> Exercise objective
From the listing below, output the lines between the one with "Recreate this image" and the one with "sim_lags = np.arange(0, 1000, 25)", including those two, and nothing else. Pictures are not copied.

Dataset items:
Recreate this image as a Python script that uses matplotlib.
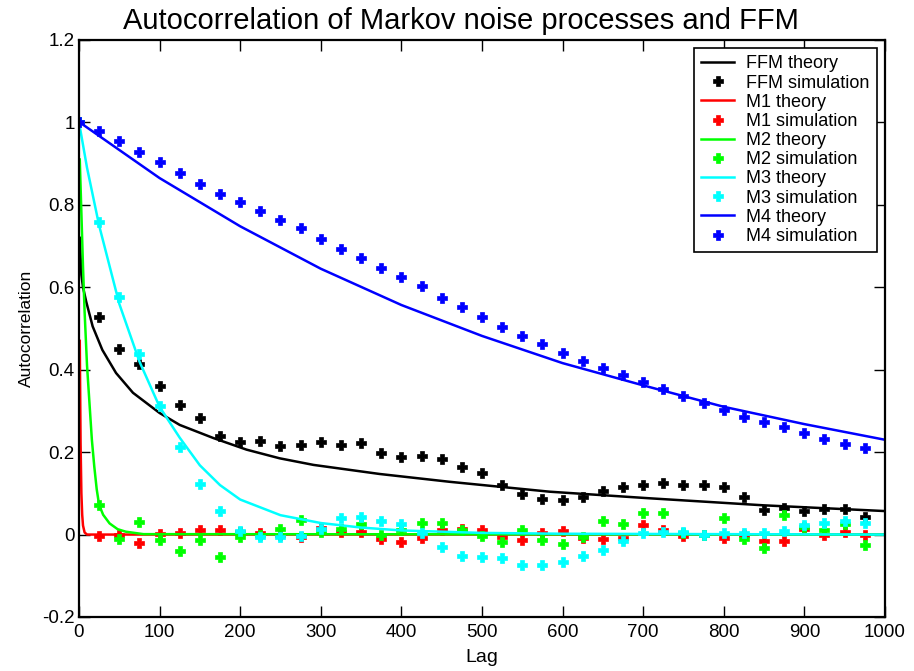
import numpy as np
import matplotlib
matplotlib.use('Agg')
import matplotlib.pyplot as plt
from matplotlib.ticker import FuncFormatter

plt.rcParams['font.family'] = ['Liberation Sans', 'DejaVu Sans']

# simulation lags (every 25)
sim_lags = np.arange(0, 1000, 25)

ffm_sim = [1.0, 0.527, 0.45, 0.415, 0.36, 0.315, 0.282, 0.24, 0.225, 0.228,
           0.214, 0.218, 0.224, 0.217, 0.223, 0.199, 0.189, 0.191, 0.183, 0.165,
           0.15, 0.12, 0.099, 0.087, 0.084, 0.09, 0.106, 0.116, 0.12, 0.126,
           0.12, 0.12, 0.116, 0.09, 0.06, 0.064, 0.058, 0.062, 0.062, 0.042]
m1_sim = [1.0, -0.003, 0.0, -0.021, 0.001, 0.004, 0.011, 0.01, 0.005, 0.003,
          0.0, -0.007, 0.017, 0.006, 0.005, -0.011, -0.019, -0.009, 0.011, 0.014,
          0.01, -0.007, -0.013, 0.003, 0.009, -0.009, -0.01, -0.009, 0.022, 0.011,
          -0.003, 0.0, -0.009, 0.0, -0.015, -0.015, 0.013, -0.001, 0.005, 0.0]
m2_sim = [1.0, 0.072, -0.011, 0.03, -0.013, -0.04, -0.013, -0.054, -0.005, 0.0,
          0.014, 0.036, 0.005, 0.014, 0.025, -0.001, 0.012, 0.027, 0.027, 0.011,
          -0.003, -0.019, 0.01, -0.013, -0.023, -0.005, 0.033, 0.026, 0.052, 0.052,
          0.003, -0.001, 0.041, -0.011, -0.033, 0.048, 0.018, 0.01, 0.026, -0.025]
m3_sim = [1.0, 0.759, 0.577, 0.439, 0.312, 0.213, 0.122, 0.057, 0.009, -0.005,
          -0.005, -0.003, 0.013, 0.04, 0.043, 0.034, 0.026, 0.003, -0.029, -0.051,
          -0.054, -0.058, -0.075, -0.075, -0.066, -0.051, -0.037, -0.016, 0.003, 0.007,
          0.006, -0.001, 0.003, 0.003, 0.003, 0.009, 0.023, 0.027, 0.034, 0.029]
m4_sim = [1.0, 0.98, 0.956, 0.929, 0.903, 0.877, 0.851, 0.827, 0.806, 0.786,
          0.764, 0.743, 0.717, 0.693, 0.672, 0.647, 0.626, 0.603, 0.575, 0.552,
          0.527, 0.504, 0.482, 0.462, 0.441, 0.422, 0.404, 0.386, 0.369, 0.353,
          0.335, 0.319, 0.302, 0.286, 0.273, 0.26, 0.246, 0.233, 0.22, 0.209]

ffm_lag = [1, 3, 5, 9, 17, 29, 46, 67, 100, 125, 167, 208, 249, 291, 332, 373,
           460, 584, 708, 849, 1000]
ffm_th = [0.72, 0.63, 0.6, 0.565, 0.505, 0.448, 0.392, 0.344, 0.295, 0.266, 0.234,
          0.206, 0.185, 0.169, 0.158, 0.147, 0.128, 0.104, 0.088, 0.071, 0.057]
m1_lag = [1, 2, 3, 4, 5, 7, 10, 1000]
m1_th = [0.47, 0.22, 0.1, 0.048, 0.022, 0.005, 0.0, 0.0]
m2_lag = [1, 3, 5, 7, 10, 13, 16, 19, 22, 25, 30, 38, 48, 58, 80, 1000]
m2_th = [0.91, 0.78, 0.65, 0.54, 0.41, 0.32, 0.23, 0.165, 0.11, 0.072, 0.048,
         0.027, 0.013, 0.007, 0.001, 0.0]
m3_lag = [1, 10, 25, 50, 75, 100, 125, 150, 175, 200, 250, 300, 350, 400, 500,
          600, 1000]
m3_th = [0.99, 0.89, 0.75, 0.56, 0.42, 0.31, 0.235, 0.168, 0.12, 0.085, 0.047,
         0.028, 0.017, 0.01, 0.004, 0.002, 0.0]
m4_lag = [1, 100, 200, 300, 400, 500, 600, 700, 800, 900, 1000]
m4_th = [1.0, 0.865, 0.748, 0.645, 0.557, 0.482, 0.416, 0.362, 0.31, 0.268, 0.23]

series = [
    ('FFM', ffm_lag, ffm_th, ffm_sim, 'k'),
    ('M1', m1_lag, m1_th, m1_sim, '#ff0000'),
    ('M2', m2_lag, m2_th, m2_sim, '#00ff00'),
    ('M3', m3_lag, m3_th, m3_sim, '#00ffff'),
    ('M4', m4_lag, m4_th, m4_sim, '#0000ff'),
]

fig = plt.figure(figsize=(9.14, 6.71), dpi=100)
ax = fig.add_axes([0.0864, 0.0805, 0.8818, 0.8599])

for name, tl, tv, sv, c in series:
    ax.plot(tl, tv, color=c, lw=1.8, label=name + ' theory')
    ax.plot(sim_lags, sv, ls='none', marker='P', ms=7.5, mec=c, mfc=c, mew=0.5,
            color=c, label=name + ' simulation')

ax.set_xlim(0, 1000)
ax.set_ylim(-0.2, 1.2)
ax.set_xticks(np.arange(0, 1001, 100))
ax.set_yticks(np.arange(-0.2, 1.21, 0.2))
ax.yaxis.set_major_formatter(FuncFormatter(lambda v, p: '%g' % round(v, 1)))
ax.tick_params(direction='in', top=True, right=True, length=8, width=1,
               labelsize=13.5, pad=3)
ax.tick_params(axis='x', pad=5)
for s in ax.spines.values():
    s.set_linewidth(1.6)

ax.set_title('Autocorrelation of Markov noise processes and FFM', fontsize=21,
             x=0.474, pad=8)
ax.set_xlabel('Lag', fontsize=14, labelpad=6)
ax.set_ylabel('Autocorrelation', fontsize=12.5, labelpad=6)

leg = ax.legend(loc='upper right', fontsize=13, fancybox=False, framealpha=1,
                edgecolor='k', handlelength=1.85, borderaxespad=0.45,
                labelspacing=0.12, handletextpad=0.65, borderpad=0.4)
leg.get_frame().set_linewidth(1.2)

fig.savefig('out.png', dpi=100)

...

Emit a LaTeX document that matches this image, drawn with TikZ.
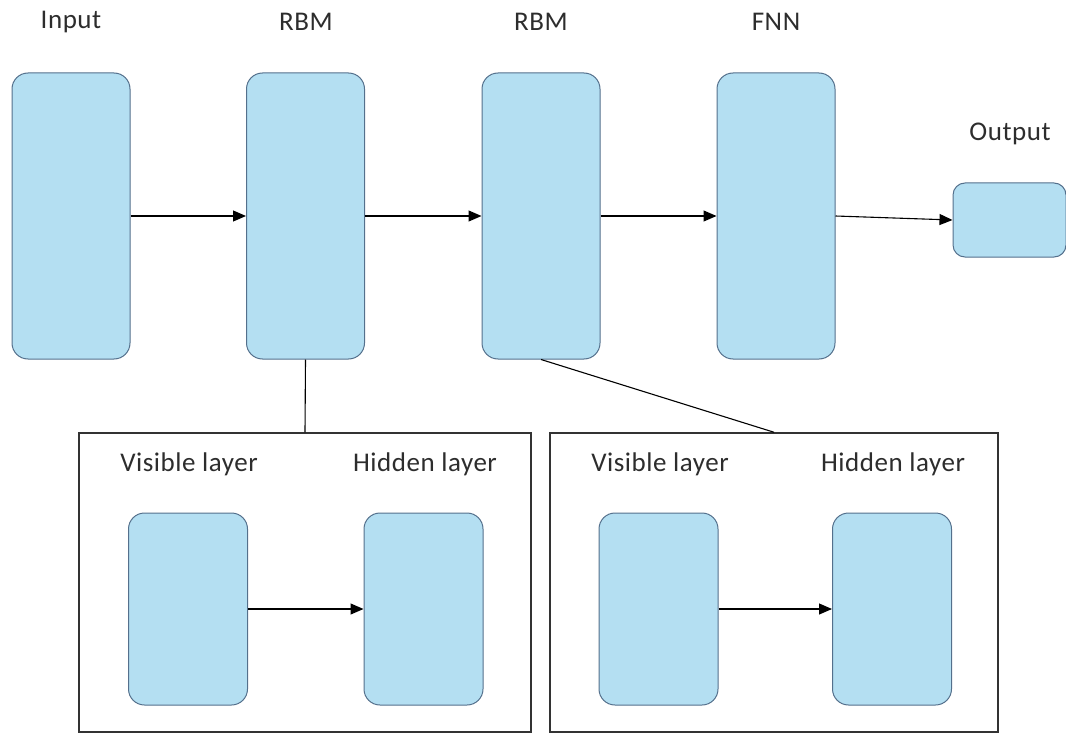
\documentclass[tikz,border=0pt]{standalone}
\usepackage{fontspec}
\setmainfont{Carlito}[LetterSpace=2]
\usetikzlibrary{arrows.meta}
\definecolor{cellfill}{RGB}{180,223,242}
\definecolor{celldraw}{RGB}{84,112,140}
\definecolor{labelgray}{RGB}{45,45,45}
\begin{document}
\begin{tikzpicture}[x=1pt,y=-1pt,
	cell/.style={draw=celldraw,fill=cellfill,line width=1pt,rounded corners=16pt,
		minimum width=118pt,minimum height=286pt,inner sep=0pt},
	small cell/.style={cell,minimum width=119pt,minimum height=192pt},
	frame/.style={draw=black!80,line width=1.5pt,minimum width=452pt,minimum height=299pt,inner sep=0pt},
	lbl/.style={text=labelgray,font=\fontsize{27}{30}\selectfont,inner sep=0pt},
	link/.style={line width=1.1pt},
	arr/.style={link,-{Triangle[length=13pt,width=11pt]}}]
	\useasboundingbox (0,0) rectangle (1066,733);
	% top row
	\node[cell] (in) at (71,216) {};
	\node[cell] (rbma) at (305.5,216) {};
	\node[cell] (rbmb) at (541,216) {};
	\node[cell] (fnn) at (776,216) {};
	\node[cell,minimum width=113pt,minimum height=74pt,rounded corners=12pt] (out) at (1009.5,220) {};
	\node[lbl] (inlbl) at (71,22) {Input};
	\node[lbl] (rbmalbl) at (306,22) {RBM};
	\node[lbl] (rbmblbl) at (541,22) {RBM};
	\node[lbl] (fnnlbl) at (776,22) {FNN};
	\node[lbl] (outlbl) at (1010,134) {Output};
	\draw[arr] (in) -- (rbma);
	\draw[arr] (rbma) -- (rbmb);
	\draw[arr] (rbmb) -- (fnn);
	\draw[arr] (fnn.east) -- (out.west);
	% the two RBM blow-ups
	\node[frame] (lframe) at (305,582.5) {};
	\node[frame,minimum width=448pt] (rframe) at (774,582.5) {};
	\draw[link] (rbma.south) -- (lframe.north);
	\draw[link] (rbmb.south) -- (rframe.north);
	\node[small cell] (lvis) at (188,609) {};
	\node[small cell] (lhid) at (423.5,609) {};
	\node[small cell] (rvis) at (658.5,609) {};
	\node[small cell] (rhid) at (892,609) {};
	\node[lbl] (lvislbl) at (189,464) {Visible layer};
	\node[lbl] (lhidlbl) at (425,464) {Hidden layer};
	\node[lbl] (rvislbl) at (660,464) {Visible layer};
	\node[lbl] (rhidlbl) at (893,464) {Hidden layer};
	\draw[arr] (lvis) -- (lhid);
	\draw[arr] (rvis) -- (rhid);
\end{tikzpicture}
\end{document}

> Correct result
Recreate this image as a Python script that uses matplotlib.
import numpy as np
import matplotlib
matplotlib.use('Agg')
import matplotlib.pyplot as plt
from matplotlib.ticker import FuncFormatter

plt.rcParams['font.family'] = ['Liberation Sans', 'DejaVu Sans']

# simulation lags (every 25)
sim_lags = np.arange(0, 1000, 25)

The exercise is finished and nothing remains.